What’s new, is that a place of storage is designated for the new stone tablets. For Israel, the second pair of tablets and the storage place are a reference to the new covenant, in which the law is written in their hearts (Jer 31:33; Eze 36:26). Israel will fulfil the law in the millennial realm of peace, when the new covenant will be fulfilled.

The second stone tablets also have an application for us, who are connected with Christ in glory, but still live on earth. We are a letter of Christ (2Cor 3:2-3). What is written on Him is written on us. With Him according to the flesh we can have no connection. God wants not only a people who stand on the basis of the death and resurrection of Christ, but also a people in which He can read what is in His Son.

We are a heavenly people. “Our citizenship is in heaven” and not on earth (Phil 3:20; Eph 2:6; Col 3:3). Our norm is Christ, not the law. We are brought to the obedience of Jesus Christ (1Pet 1:2), which means that the obedience that characterizes Him, also characterizes the believer. The law is not for heavenly people. When we are obedient as Christ, “the requirement of the Law” will be fulfilled in us (Rom 8:4).

Moses had to cut them out. In it he is a type of the Lord Jesus. We are cut out of the rock, like Peter, whose name means ‘a piece of the rock’, is cut out of ‘Petra,’ which means ‘rock’ (Mt 16:18). The Lord Jesus is the Rock (1Cor 10:4). We are “living stones” (1Pet 2:5). A piece of stone, roughly cut out, is not suitable for writing on it. It must be polished to write on.

Thus is the true Moses busy with us, so that God can write on us what is written on the Lord Jesus. That is according to God’s pleasure, because He has predestined us to be sons for Himself. He wants us to be sons of pleasure in whom He can recognize the true Son (Rom 8:29). God is not satisfied that this will only be in heaven. He disciplines us, that all that is not according to His pleasure may already be cut away.

The first stone tablets are perfectly written; so they came forth from God’s hand. The Lord Jesus did not need any discipline. We must become conformed to the image of God’s Son. In Proverbs 8 we read about the delight of God (Pro 8:30). In the next verse we read about the delight of the Lord Jesus in men (Pro 8:31). The Lord Jesus is the Executor. His delight is with the children of men.
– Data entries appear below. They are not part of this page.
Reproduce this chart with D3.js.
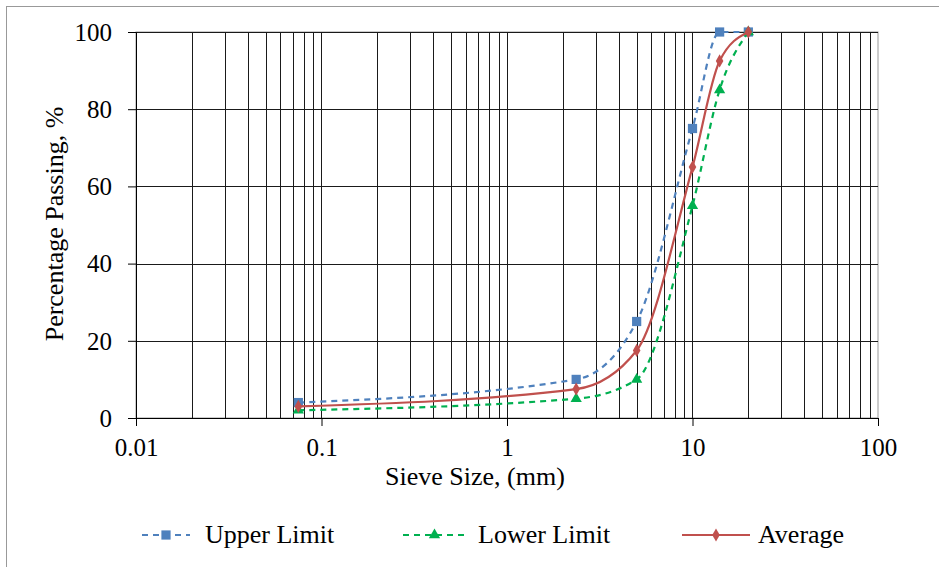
<!DOCTYPE html>
<html lang="en">
<head>
    <meta charset="utf-8">
    <title>Sieve Analysis</title>
    <style>
        body {
            margin: 0;
            background: #fff;
        }

        svg, svg text {
            font-family: "Liberation Serif", "Times New Roman", serif;
        }
    </style>
</head>
<body>

<svg width="939" height="567"></svg>

<script src="https://d3js.org/d3.v7.min.js"></script>
<script>

    // sieve sizes (mm) and percentage passing
    const sieves = [0.075, 2.36, 5, 10, 14, 20];
    const upperLimit = [4, 10, 25, 75, 100, 100];
    const lowerLimit = [2, 5, 10, 55, 85, 100];
    const average = [3, 7.5, 17.5, 65, 92.5, 100];

    const xTicks = [0.01, 0.1, 1, 10, 100];
    const yTicks = [0, 20, 40, 60, 80, 100];

    const margin = {top: 32, right: 61, bottom: 149, left: 136};

    const svg = d3.select("svg");
    const width = +svg.attr("width") - margin.left - margin.right;
    const height = +svg.attr("height") - margin.top - margin.bottom;

    // outer chart border (only left and top edges fall inside the picture)
    svg.append("rect")
        .attr("x", 6.5).attr("y", 6.5)
        .attr("width", 960).attr("height", 600)
        .attr("fill", "none")
        .attr("stroke", "#999");

    const vis = svg.append("g")
        .attr("transform", `translate(${margin.left},${margin.top})`);

    const x = d3.scaleLog().domain([0.01, 100]).range([0, width]);
    const y = d3.scaleLinear().domain([0, 100]).range([height, 0]);

    // plot area border
    vis.append("rect")
        .attr("x", 0).attr("y", 0)
        .attr("width", width).attr("height", height)
        .attr("fill", "none")
        .attr("stroke", "#999");

    // vertical grid, every 1..9 of each decade
    const minor = [];
    [0.01, 0.1, 1, 10].forEach(d => {
        for (let k = 1; k <= 9; k++) minor.push(+(d * k).toPrecision(3));
    });

    vis.append("g")
        .selectAll("line")
        .data(minor.filter(v => v > 0.01))
        .join("line")
        .attr("x1", d => Math.round(x(d)) + 0.5)
        .attr("x2", d => Math.round(x(d)) + 0.5)
        .attr("y1", 0)
        .attr("y2", height)
        .attr("stroke", "#1a1a1a");

    // horizontal grid
    vis.append("g")
        .selectAll("line")
        .data(yTicks.filter(v => v > 0))
        .join("line")
        .attr("x1", 0)
        .attr("x2", width)
        .attr("y1", d => Math.round(y(d)) + 0.5)
        .attr("y2", d => Math.round(y(d)) + 0.5)
        .attr("stroke", "#1a1a1a");

    // axes
    const xAxis = d3.axisBottom(x)
        .tickValues(xTicks)
        .tickFormat(d => String(d))
        .tickSize(8)
        .tickSizeOuter(0);
    const gx = vis.append("g")
        .attr("transform", `translate(0,${height})`)
        .call(xAxis)
        .attr("font-family", null)
        .attr("font-size", null);
    gx.select(".domain").attr("stroke", "#000");
    gx.selectAll(".tick line").attr("stroke", "#000");
    gx.selectAll(".tick text")
        .style("font-size", "25px")
        .attr("fill", "#000")
        .attr("dy", null)
        .attr("y", 38);

    const yAxis = d3.axisLeft(y)
        .tickValues(yTicks)
        .tickSize(8)
        .tickSizeOuter(0);
    const gy = vis.append("g").call(yAxis)
        .attr("font-family", null)
        .attr("font-size", null);
    gy.select(".domain").attr("stroke", "#000");
    gy.selectAll(".tick line").attr("stroke", "#000");
    gy.selectAll(".tick text")
        .style("font-size", "25px")
        .attr("fill", "#000")
        .attr("x", -24)
        .attr("dy", "0.33em");

    // x axis line extends to the 0 tick on the left
    vis.append("line")
        .attr("x1", -8).attr("x2", width)
        .attr("y1", height + 0.5).attr("y2", height + 0.5)
        .attr("stroke", "#000");

    // axis titles
    svg.append("text")
        .attr("x", 475)
        .attr("y", 485)
        .attr("text-anchor", "middle")
        .style("font-size", "26px")
        .text("Sieve Size, (mm)");

    svg.append("text")
        .attr("transform", "translate(63,224) rotate(-90)")
        .attr("text-anchor", "middle")
        .style("font-size", "26px")
        .text("Percentage Passing, %");

    // series
    const series = [
        {name: "Upper Limit", values: upperLimit, color: "#4F81BD", dash: "6,5", marker: d3.symbolSquare, size: 85},
        {name: "Lower Limit", values: lowerLimit, color: "#00B050", dash: "6,5", marker: d3.symbolTriangle, size: 55},
        {name: "Average", values: average, color: "#C0504D", dash: null, marker: d3.symbolDiamond, size: 50}
    ];

    const line = d3.line()
        .x(d => x(d[0]))
        .y(d => y(d[1]))
        .curve(d3.curveMonotoneX);

    series.forEach(s => {
        const pts = sieves.map((v, i) => [v, s.values[i]]);
        vis.append("path")
            .datum(pts)
            .attr("d", line)
            .attr("fill", "none")
            .attr("stroke", s.color)
            .attr("stroke-width", 2.2)
            .attr("stroke-dasharray", s.dash);
        vis.append("g")
            .selectAll("path")
            .data(pts)
            .join("path")
            .attr("transform", d => `translate(${x(d[0])},${y(d[1])})`)
            .attr("d", d3.symbol().type(s.marker).size(s.size))
            .attr("fill", s.color);
    });

    // legend
    const legendItems = [
        {lx1: 142, lx2: 190, tx: 205},
        {lx1: 403, lx2: 466, tx: 478},
        {lx1: 682, lx2: 750, tx: 758}
    ];
    const legend = svg.append("g");
    series.forEach((s, i) => {
        const p = legendItems[i];
        legend.append("line")
            .attr("x1", p.lx1).attr("x2", p.lx2)
            .attr("y1", 535).attr("y2", 535)
            .attr("stroke", s.color)
            .attr("stroke-width", 2.2)
            .attr("stroke-dasharray", s.dash);
        legend.append("path")
            .attr("transform", `translate(${(p.lx1 + p.lx2) / 2},535)`)
            .attr("d", d3.symbol().type(s.marker).size(s.size))
            .attr("fill", s.color);
        legend.append("text")
            .attr("x", p.tx)
            .attr("y", 543)
            .style("font-size", "26px")
            .text(s.name);
    });

</script>

</body>
</html>
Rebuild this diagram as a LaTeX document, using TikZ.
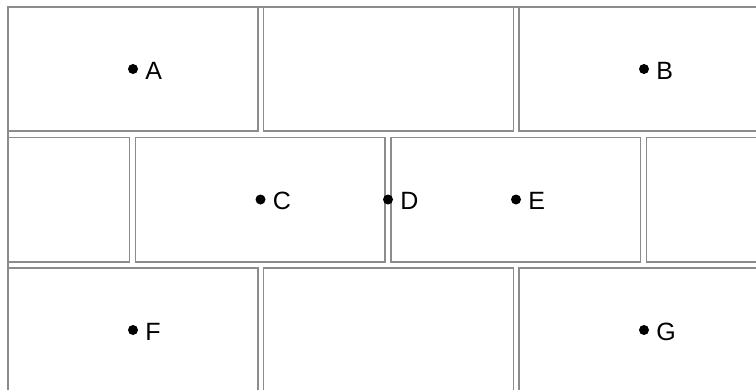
\documentclass[tikz,border=0pt]{standalone}
\usepackage{fontspec}
\setmainfont{Liberation Sans}
\usepackage{tikz}
\usetikzlibrary{positioning}
\tikzstyle{dot} = [fill=black,inner sep=0pt,circle,minimum size=10pt]
\tikzstyle{brick} = [draw=black!45,line width=1.3pt]
\tikzstyle{lab} = [font=\fontsize{25}{28}\selectfont,inner sep=1pt]

\begin{document}
\begin{tikzpicture}[x=1pt,y=-1pt]
        \useasboundingbox (0,0) rectangle (756,389);
        \begin{scope}
        \clip (8,7) rectangle (760,395);
        % rows 1 and 3
        \foreach \k in {0,1,2} {
            \draw[brick] (8+255.5*\k,7) rectangle ++(250,124);
            \draw[brick] (8+255.5*\k,268) rectangle ++(250,124);
        }
        % middle row, shifted by half a brick
        \foreach \k in {0,1,2,3}
            \draw[brick] (-120+255.5*\k,137.5) rectangle ++(249.5,124.5);
        \end{scope}
        \draw[brick] (8,395) -- (8,7) -- (760,7);

        \node[dot] (A) at (133,69) {};
        \node[dot] (B) at (644,69) {};
        \node[dot] (C) at (260.5,199.5) {};
        \node[dot] (D) at (388,199.5) {};
        \node[dot] (E) at (516,199.5) {};
        \node[dot] (F) at (133,330) {};
        \node[dot] (G) at (644,330) {};

        \node[lab,right=6pt of A,yshift=-1.5pt] (a) {A};
        \node[lab,right=6pt of B,yshift=-1.5pt] (b) {B};
        \node[lab,right=6pt of C,yshift=-1.5pt] (c) {C};
        \node[lab,right=6pt of D,yshift=-1.5pt] (d) {D};
        \node[lab,right=6pt of E,yshift=-1.5pt] (e) {E};
        \node[lab,right=6pt of F,yshift=-1.5pt] (f) {F};
        \node[lab,right=6pt of G,yshift=-1.5pt] (g) {G};
\end{tikzpicture}
\end{document}
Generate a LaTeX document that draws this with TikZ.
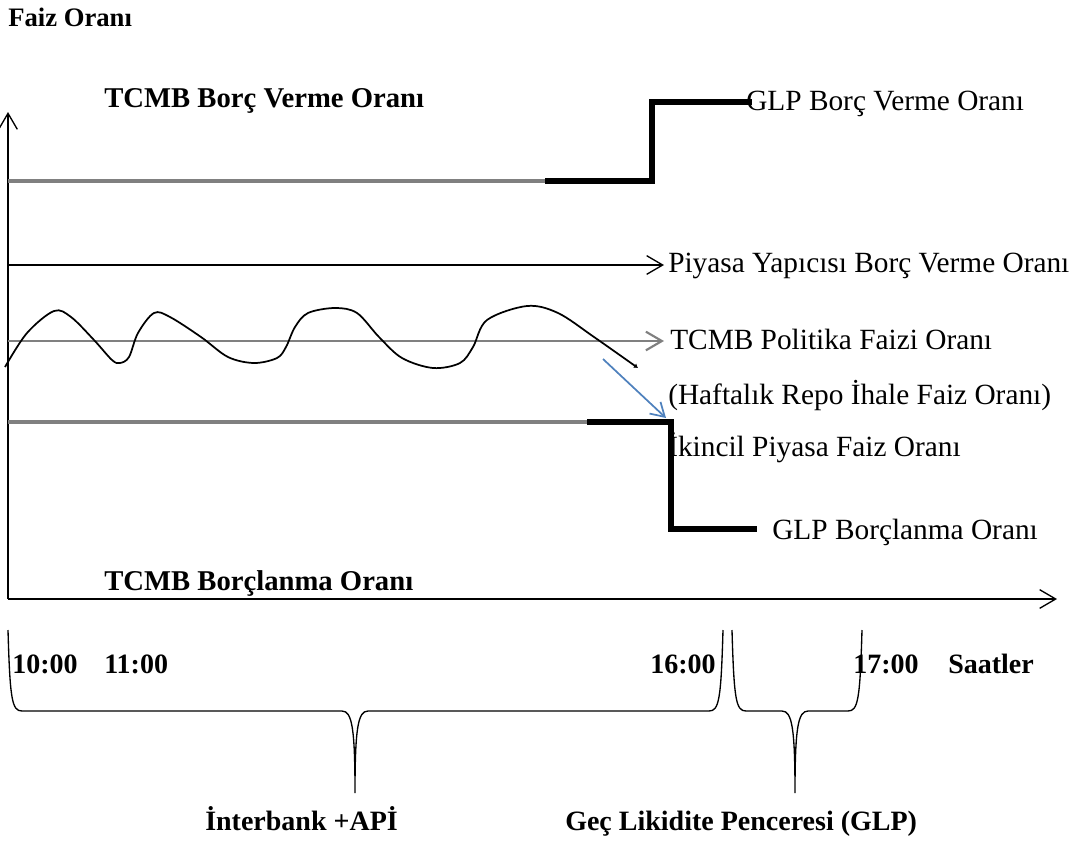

He calls Himself ‘master workman’, a word that can also mean ‘artist’, but also can mean ‘favorite child’ or ‘sweetheart’. That One is the Artist, Designer and Master Builder of both the first and second creation (Jn 1:3; Rom 11:36a).

He had to do a lot for that. The only place where we can be found is in the ark: a picture of the Lord Jesus, carried by the priests. Here the emphasis is on the fact that the ark is made of wood, which points to the Humanity of the Lord Jesus. Only by becoming Man has He been able to connect us with Himself. That is the side of grace, after the side of our responsibility to behave like sons has been highlighted.

God sees us in Christ, made pleasant in the Beloved. In Him we are kept safe through the wilderness. We see herein God’s care in the midst of all experiences. The observation that the tablets are still there and that “as the LORD commanded me” (Deu 10:5b), represents God’s counsel, untouchable to any power of the enemy. His counsel is as unshakeable as He Himself. The tablets are still in the ark at the end of the journey. God carries out His plan on the basis of faithfulness to His own Word.